The word “depression” indicates a downturn, and can refer to psychological or economic dimensions. In the Dardenne Brothers’ Two Days, One Night Marion Cotillard poignantly portrays Sandra, a Belgian proletarian who is fighting both. After recovering from an illness Sandra returns to her workplace, a small plant manufacturing solar panels. However, her absence suggests to the firm’s cost cutting owners and management that they can maximize profit by reducing the workforce, and give the employees a false choice: They can vote to retain Sandra or to eliminate her job and each receive a bonus.
Sandra is faced with this conundrum and as the film’s title signals, she has a short time to lobby her colleagues to reverse their earlier decision in favor of terminating her. Unemployment, of course, would have a devastating effect on the family of this young mother and wife, and she frantically sets out to sway her co-workers to support her during an upcoming re-vote and save her job.
Jean-Pierre and Luc Dardenne’s Two Days, One Night is Belgium’s Official Submission for Best Foreign Language Film at the 87th Academy Awards and winner/nominee of/for 52 awards. Cotillard, who previously struck Oscar gold as chanteuse Edith Piaf in 2007’s La Vie en Rose — one of the rare times a foreign thespian has scored a Best Acting Academy Award in a non-English speaking role — is being widely touted for another Oscar nom. (We’ll find out Jan. 15 when the Academy announces its nominations, film fans!)
Two Days, One Night is made in a Neo-Realist style, which betrays the Dardennes’ documentary background (unlike most movies it was shot in chronological order). Further enhancing its dramatic impact is that their film is also a microcosm of and parable about the state of the working class and the workers’ movement in contemporary West. As the desperate Sandra appeals to and tries to rally her comrades against their bosses’ ploy, the theme of solidarity is explored against the subtext and backdrop of a ultra-competitive, cutthroat capitalism, where it’s every man (and woman!) for himself/herself, in an age of downsizing and outsourcing that has wreaked havoc upon the proletariat, concurrent with the shrinking of unionization and of socialist, pro-worker parties, policies and politics.
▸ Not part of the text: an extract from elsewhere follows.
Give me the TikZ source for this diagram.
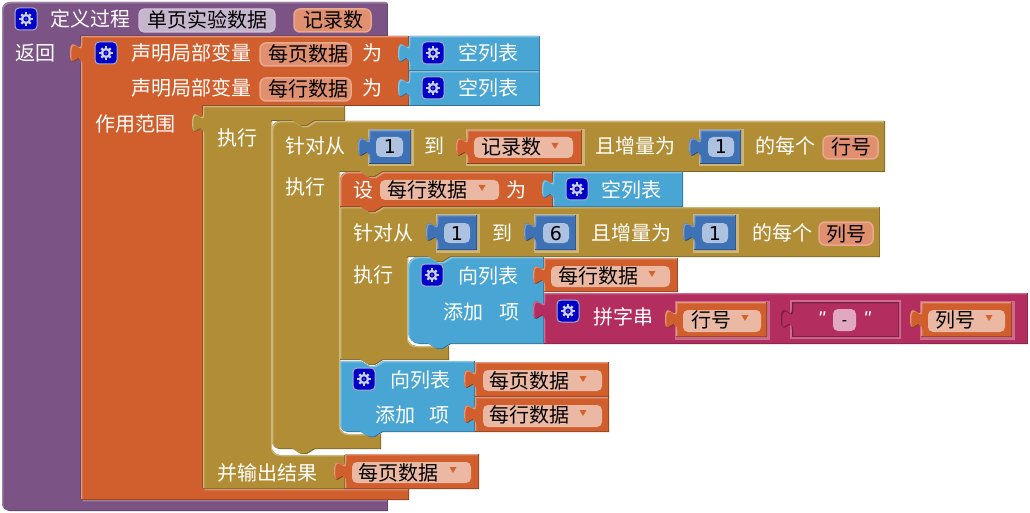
\documentclass[tikz,border=0pt]{standalone}
\usepackage{fontspec}
\setmainfont{Noto Sans CJK SC}
\newfontfamily\qfont{Liberation Sans}
\newfontfamily\dfont{DejaVu Sans}
\definecolor{pur}{HTML}{7C5385}\definecolor{purL}{HTML}{A184A8}\definecolor{purD}{HTML}{5A3C61}
\definecolor{org}{HTML}{D05F2D}\definecolor{orgL}{HTML}{E3967A}\definecolor{orgD}{HTML}{8A3F1E}
\definecolor{yel}{HTML}{B18E35}\definecolor{yelL}{HTML}{CDB478}\definecolor{yelD}{HTML}{7B6325}
\definecolor{blu}{HTML}{49A6D4}\definecolor{bluL}{HTML}{86C4E3}\definecolor{bluD}{HTML}{2F7194}
\definecolor{num}{HTML}{3F71B5}\definecolor{numL}{HTML}{7F9FCE}\definecolor{numD}{HTML}{2A4D7E}
\definecolor{mag}{HTML}{B32D5E}\definecolor{magL}{HTML}{CC6B8F}\definecolor{magD}{HTML}{7D1F42}
\definecolor{CSfill}{HTML}{C5B6CD}\definecolor{CSline}{HTML}{CFC3D6}
\definecolor{NMfill}{HTML}{E08F6F}\definecolor{NMline}{HTML}{E8A98F}
\definecolor{DDfill}{HTML}{EBB9A3}\definecolor{NUfill}{HTML}{ADC1E0}
\definecolor{STfill}{HTML}{E1A9C1}\definecolor{GBfill}{HTML}{0000C8}
\definecolor{GBline}{HTML}{A9ADCC}\definecolor{GRfill}{HTML}{C9CEEC}
\definecolor{ARfill}{HTML}{D4622E}
\tikzset{
  lbl/.style={anchor=base west,inner sep=0pt,font=\fontsize{20}{24}\selectfont},
  wht/.style={lbl,text=white},
  blk/.style={lbl,text=black},
  digit/.style={anchor=base,inner sep=0pt,text=black,font=\dfont\fontsize{19}{24}\selectfont},
  quot/.style={anchor=base,inner sep=0pt,text=white,font=\qfont\itshape\fontsize{20}{24}\selectfont},
  procf/.style={fill=CSfill,draw=CSline,line width=1.2pt,rounded corners=5pt},
  namef/.style={fill=NMfill,draw=NMline,line width=1.5pt,rounded corners=6pt},
  dropf/.style={fill=DDfill,rounded corners=5pt},
  numf/.style={fill=NUfill,rounded corners=5pt},
  strf/.style={fill=STfill,rounded corners=5pt},
  gearbox/.style={fill=GBfill,draw=GBline,line width=1pt,rounded corners=4pt},
}
\newcommand\bevel[4]{%
  \begin{scope}
    \clip #1;
    \fill[#4] #1;
    \begin{scope}[shift={(-1,-1)}]
      \fill[#3] #1;
      \clip #1;
      \begin{scope}[shift={(2.3,2.3)}]
        \fill[#2] #1;
      \end{scope}
    \end{scope}
  \end{scope}}
\newcommand\tabup[2]{-- (#1,#2) .. controls (#1,#2-13.3) and (#1-11,#2+10.7) .. (#1-11,#2-10) .. controls (#1-11,#2-30.7) and (#1,#2-6.7) .. (#1,#2-20)}
\newcommand\nright[2]{-- (#1+21,#2) -- (#1+29,#2+5) -- (#1+35,#2+5) -- (#1+43,#2)}
\newcommand\nleft[2]{-- (#1+43,#2) -- (#1+35,#2+5) -- (#1+29,#2+5) -- (#1+21,#2)}
\newcommand\vb[7]{\bevel{(#1,#2) -- (#3,#2) -- (#3,#4) -- (#1,#4) \tabup{#1}{#2+27} -- cycle}{#5}{#6}{#7}}
\newcommand\sock[5]{\fill[#5] (#1-1,#2-1) rectangle (#3+2.5,#4+2.5);}
\newcommand\fb[5]{\path[#5] (#1,#2) rectangle (#3,#4);}
\newcommand\lab[5]{\node[#4] (#1) at (#2,#3+8) {#5};}
\newcommand\drop[2]{\fill[ARfill] (#1-3.5,#2-3) -- (#1+3.5,#2-3) -- (#1,#2+3) -- cycle;}
\newcommand\gearicon[2]{%
  \path[gearbox] (#1-11,#2-11) rectangle (#1+11,#2+11);
  \fill[GRfill] (#1,#2) circle (5.2);
  \foreach \ang in {0,45,...,315}{\draw[GRfill,line width=2.4pt] (#1,#2) ++(\ang:4.5) -- ++(\ang:2.2);}
  \fill[GBfill] (#1,#2) circle (2.6);
  \fill[GRfill!70!GBfill] (#1,#2) circle (0.9);}
\begin{document}
\begin{tikzpicture}[x=1pt,y=-1pt]
\useasboundingbox (0,0) rectangle (1030,513);
\fill[white] (0,0) rectangle (1030,513);
% procedure
\bevel{(2,10) .. controls (2,5.6) and (5.6,2) .. (10,2) -- (385,2) .. controls (387,2) and (388,3) .. (388,5) -- (388,36) -- (81,36) -- (81,500) -- (388,500) -- (388,511) -- (10,511) .. controls (5.6,511) and (2,507.4) .. (2,503) -- cycle}{pur}{purL}{purD}
% local variables
\bevel{(81,36) -- (409,36) -- (409,106) -- (203,106) -- (203,489) -- (409,489) -- (409,500) -- (81,500) \tabup{81}{63} -- cycle}{org}{orgL}{orgD}
% do-result
\bevel{(203,106) -- (345,106) -- (345,121) \nleft{272}{121} -- (272,121) -- (272,447) .. controls (272,451.4) and (275.6,455) .. (280,455) -- (345,455) -- (345,489) -- (203,489) \tabup{203}{133} -- cycle}{yel}{yelL}{yelD}
\draw[yelL,line width=1.2pt] (271.4,122) -- (271.4,447) .. controls (271.4,452) and (275,455.6) .. (280,455.6) -- (344,455.6);
% outer for
\bevel{(272,129) .. controls (272,124.6) and (275.6,121) .. (280,121) \nright{272}{121} -- (885,121) -- (885,172) \nleft{340}{172} -- (340,172) -- (340,426) .. controls (340,430.4) and (343.6,434) .. (348,434) -- (381,434) -- (381,449) \nleft{272}{449} -- (280,449) .. controls (275.6,449) and (272,445.4) .. (272,441) -- cycle}{yel}{yelL}{yelD}
\draw[yelL,line width=1.2pt] (339.4,172) -- (339.4,426) .. controls (339.4,431) and (343,434.6) .. (348,434.6) -- (380,434.6);
% list block 2
\bevel{(340,361) \nright{340}{361} -- (475,361) -- (475,432) \nleft{340}{432} -- (348,432) .. controls (343.6,432) and (340,428.4) .. (340,424) -- cycle}{blu}{bluL}{bluD}
% inner for
\bevel{(340,207) \nright{340}{207} -- (880,207) -- (880,257) \nleft{408}{257} -- (408,257) -- (408,338) .. controls (408,342.4) and (411.6,346) .. (416,346) -- (449,346) -- (449,360) \nleft{340}{360} -- (340,360) -- cycle}{yel}{yelL}{yelD}
\draw[yelL,line width=1.2pt] (407.4,258) -- (407.4,338) .. controls (407.4,343) and (411,346.6) .. (416,346.6) -- (448,346.6);
% set block
\bevel{(340,180) .. controls (340,175.6) and (343.6,172) .. (348,172) \nright{340}{172} -- (553,172) -- (553,207) \nleft{340}{207} -- (340,207) -- cycle}{org}{orgL}{orgD}
% list block 1
\bevel{(408,267) .. controls (408,261.5) and (412.5,257) .. (418,257) \nright{408}{257} -- (544,257) -- (544,344) \nleft{408}{344} -- (420,344) .. controls (413.4,344) and (408,338.6) .. (408,332) -- cycle}{blu}{bluL}{bluD}
% empty lists
\vb{409}{36}{540}{71}{blu}{bluL}{bluD}
\vb{409}{71}{540}{106}{blu}{bluL}{bluD}
\vb{553}{172}{683}{207}{blu}{bluL}{bluD}
% outer for row
\sock{369}{130}{411}{164}{yelL}
\vb{369}{130}{411}{164}{num}{numL}{numD}
\sock{467}{130}{582}{164}{yelL}
\vb{467}{130}{582}{164}{org}{orgL}{orgD}
\sock{700}{130}{741}{164}{yelL}
\vb{700}{130}{741}{164}{num}{numL}{numD}
% inner for row
\sock{437}{215}{477}{250}{yelL}
\vb{437}{215}{477}{250}{num}{numL}{numD}
\sock{535}{215}{576}{250}{yelL}
\vb{535}{215}{576}{250}{num}{numL}{numD}
\sock{694}{215}{736}{250}{yelL}
\vb{694}{215}{736}{250}{num}{numL}{numD}
% values
\vb{544}{258}{678}{292}{org}{orgL}{orgD}
\vb{544}{293}{1028}{344}{mag}{magL}{magD}
\vb{475}{362}{609}{397}{org}{orgL}{orgD}
\vb{475}{397}{609}{432}{org}{orgL}{orgD}
\vb{345}{454}{479}{489}{org}{orgL}{orgD}
\sock{676}{302}{767}{337}{magL}
\vb{676}{302}{767}{337}{org}{orgL}{orgD}
\fill[magL] (790,300) rectangle (901,339);
\vb{792}{302}{899}{337}{mag}{magD}{magD}
\sock{921}{302}{1012}{337}{magL}
\vb{921}{302}{1012}{337}{org}{orgL}{orgD}
% fields
\fb{139}{9}{275}{32}{procf}
\fb{294}{9}{371}{32}{namef}
\fb{260}{43}{351}{66}{namef}
\fb{260}{78}{351}{101}{namef}
\fb{474}{137}{573}{158}{dropf}
\fb{380}{180}{499}{200}{dropf}
\fb{551}{266}{670}{287}{dropf}
\fb{683}{310}{761}{332}{dropf}
\fb{928}{310}{1005}{332}{dropf}
\fb{483}{370}{602}{391}{dropf}
\fb{483}{405}{602}{427}{dropf}
\fb{352}{462}{471}{483}{dropf}
\fb{823}{136}{878}{159}{namef}
\fb{819}{222}{873}{245}{namef}
\fb{376}{137}{403}{157}{numf}
\fb{708}{137}{734}{157}{numf}
\fb{444}{223}{470}{243}{numf}
\fb{543}{223}{569}{243}{numf}
\fb{702}{223}{728}{243}{numf}
\fb{833}{309}{856}{331}{strf}
% icons
\gearicon{26}{19}
\gearicon{106}{53}
\gearicon{433}{53}
\gearicon{433}{88}
\gearicon{577}{189}
\gearicon{432}{275}
\gearicon{364}{379}
\gearicon{568}{311}
% dropdown marks
\drop{555}{146}
\drop{482}{188}
\drop{652}{274}
\drop{745}{318}
\drop{989}{318}
\drop{583}{379}
\drop{583}{413}
\drop{453}{470}
% labels
\lab{defn}{50}{19}{wht}{定义过程}
\lab{pname}{147}{20}{blk}{单页实验数据}
\lab{parg}{303}{20}{blk}{记录数}
\lab{ret}{15}{53}{wht}{返回}
\lab{decla}{131}{53}{wht}{声明局部变量}
\lab{vara}{268}{54}{blk}{每页数据}
\lab{asa}{362}{53}{wht}{为}
\lab{emptya}{458}{53}{wht}{空列表}
\lab{declb}{131}{88}{wht}{声明局部变量}
\lab{varb}{268}{89}{blk}{每行数据}
\lab{asb}{362}{88}{wht}{为}
\lab{emptyb}{458}{88}{wht}{空列表}
\lab{scope}{95}{124}{wht}{作用范围}
\lab{doa}{217}{138}{wht}{执行}
\lab{fora}{285}{146}{wht}{针对从}
\node[digit] (na) at (390,154) {1};
\lab{toa}{424}{146}{wht}{到}
\lab{reca}{481}{147}{blk}{记录数}
\lab{stepa}{595}{146}{wht}{且增量为}
\node[digit] (nb) at (721,154) {1};
\lab{eacha}{755}{146}{wht}{的每个}
\lab{rowa}{831}{147}{blk}{行号}
\lab{dob}{285}{187}{wht}{执行}
\lab{setk}{353}{189}{wht}{设}
\lab{setv}{387}{189}{blk}{每行数据}
\lab{asc}{506}{189}{wht}{为}
\lab{emptyc}{601}{189}{wht}{空列表}
\lab{forb}{353}{232}{wht}{针对从}
\node[digit] (nc) at (457,240) {1};
\lab{tob}{492}{232}{wht}{到}
\node[digit] (nd) at (556,240) {6};
\lab{stepb}{591}{232}{wht}{且增量为}
\node[digit] (ne) at (715,240) {1};
\lab{eachb}{752}{232}{wht}{的每个}
\lab{cola}{826}{233}{blk}{列号}
\lab{doc}{353}{274}{wht}{执行}
\lab{lista}{458}{275}{wht}{向列表}
\lab{listav}{558}{275}{blk}{每行数据}
\lab{adda}{443}{311}{wht}{添加}
\lab{itema}{499}{311}{wht}{项}
\lab{join}{593}{316}{wht}{拼字串}
\lab{joinr}{691}{319}{blk}{行号}
\node[quot] (qa) at (821.5,325) {"};
\node[anchor=base,inner sep=0pt,text=black,font=\qfont\fontsize{16}{20}\selectfont] (dash) at (844.5,325) {-};
\node[quot] (qb) at (867,325) {"};
\lab{joinc}{935}{319}{blk}{列号}
\lab{listb}{390}{379}{wht}{向列表}
\lab{listbv}{489}{380}{blk}{每页数据}
\lab{addb}{375}{414}{wht}{添加}
\lab{itemb}{429}{414}{wht}{项}
\lab{addbv}{489}{414}{blk}{每行数据}
\lab{result}{217}{472}{wht}{并输出结果}
\lab{resv}{358}{472}{blk}{每页数据}
\end{tikzpicture}
\end{document}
In this context it’s not remarkable that people will sellout — but what’s astonishing is how little they will betray each other for, such as the pittance of a bonus the bosses offer their workers at Sandra’s expense. Scraps from the capitalists’ table which some of Sandra’s salivating associates are eager to chomp on in our not-so-brave dog-eat-dog world. At least Sandra’s husband Manu (Belgian actor Fabrizio Rongione, who has appeared in other Dardenne films) and children remain steadfast.
In lots of Hollywood mass entertainment spectacles about zombies, vampires, alien invasion, superheroes, mindless violence and action fill the screen. But there’s more drama and reality in the central storyline of Two Days, One Night: Will Sandra be able to keep her job? Like Antonio in Vittorio De Sica’s 1948 classic The Bicycle Thief, the importance of employment for ordinary people is at the heart of the drama.
What may be Two Days, One Night’s most profound insight is how the attitudes of Sandra’s co-workers and how they treat her affect her mood, temperament, self-esteem. The film subtly reveals what could be called a psychology of solidarity — or what happens in its absence. The Dardennes show how the simple act of sticking together — or not – impacts human consciousness (and unconsciousness).
Cotillard is one of those rare actresses who is at home in foreign films and indies as she is in Tinseltown blockbusters. American popcorn munchers will recognize Cotillard from her appearances on the big screen at multiplexes in crowd pleasers such as Anchorman 2: The Legend Continues, The Dark Knight Rises, as well as Woody Allen’s Midnight in Paris. Look for her later this year as Lady Macbeth in a film version of the Bard’s “Scottish play.” Cotillard delivers a tour de force performance as the simple factory worker Sandra. It ranks along her best roles, as Edith Piaf and Stephanie, the disabled whale trainer who rediscovers sex in 2012’s harrowing Rust and Bone (released prior to the hard hitting Blackfish doc about killer whales in captivity at nautical theme parks).
According to press notes, the Dardennes are “[k]nown for their starkly realistic approach to working-class themes and characters with a heavy dose of social consciousness.” In terms of recent cinema, these co-auteurs are Continental counterparts to Britain’s Ken Loach and Mike Leigh. With Two Days, One Night and its stellar lead actor, these co-writers/co-directors have captured a moment in time, when the beleaguered proletariat is in retreat, and in dire need of workers of the world uniting.